On the heels of an agreement last autumn to provide Walmart associates with spine care, Mercy Hospital Springfield has been selected as a center of excellence for a first-of-its-kind National Employers Centers of Excellence (ECEN) program that will bring patients to the Ozarks from other parts of the country for knee and hip replacements.
Walmart, Lowe’s and other large employers have joined the Pacific Business Group on Health Negotiating Alliance (PBGH-NA) to improve the medical care their employees receive while reducing their costs. This agreement covers 1.5 million employees and their dependents who are enrolled in the companies’ medical plans. They will be eligible for no-cost knee and hip-replacement surgeries at four hospital systems in the United States, which have been designated as “Centers of Excellence.” Those systems include Mercy Hospital Springfield; Johns Hopkins, Bayview Medical Center in Baltimore, Md.; Kaiser Permanente Orange County Irvine Medical Center in Irvine, Calif.; and Virginia Mason Medical Center in Seattle, Wash.
“These companies are working to help make sure that their employees get higher quality care and incur lower costs,” said David Lansky, president and CEO of PBGH. “The national Employers Centers of Excellence Network is designed to serve as a model for delivering high quality health care with transparent and predictable costs.”

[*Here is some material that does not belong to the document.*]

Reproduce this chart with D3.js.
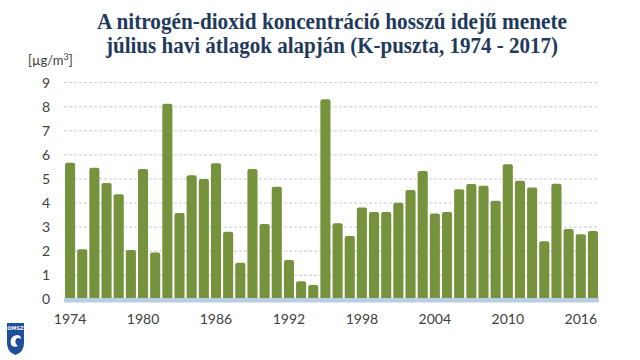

If employees travel to one of the Centers of Excellence for care, they will receive consultations and surgeries covered at 100 percent with no deductible or coinsurance, plus travel, lodging and living expenses for the patient and a caregiver. The program is voluntary and employees and their covered dependents can still choose to receive care from local providers and incur routine costs.
“This national program is about providing our associates with exceptional care and reducing their medical costs so that they pay nothing out of pocket when they use one of the designated facilities,” said Sally Welborn, senior vice president of global benefits at Walmart. “Each of these providers has a proven record of practicing evidence-based medicine with above average positive patient outcomes in knee and hip replacement procedures.”
The idea of traveling for care is often referred to as destination medicine. “When people from other places choose to come here for care, it’s good for our community in a variety of ways,” explained Dr. Robert W. Steele, president of Mercy Hospital Springfield. “It not only brings in visitors and revenue, it means we’re offering the kind of value people are willing to leave home to find. That assures our local patients they don’t need to go anywhere else for exceptional care.”
Patients who come to Springfield will receive their care at Mercy Orthopedic Hospital Springfield. The newly-opened facility includes doctors’ offices, 10 operating rooms and 48 inpatient beds. “This is where you see the benefit of being a highly integrated health care facility,” said Dr. Alan Scarrow, president of Mercy Clinic Springfield Communities. “There is a big advantage in being one organization with hospitals and physicians together and that is we can make a complicated process simple. For businesses it’s simple because they can deal with one entity, get their employees the care they need, and get one inclusive bill. For employees they can make one phone call and have their appointments set up with all the relevant specialists. Once they arrive on campus they have those visits in one building on a single day and then if a procedure is appropriate, have it done in the same building.”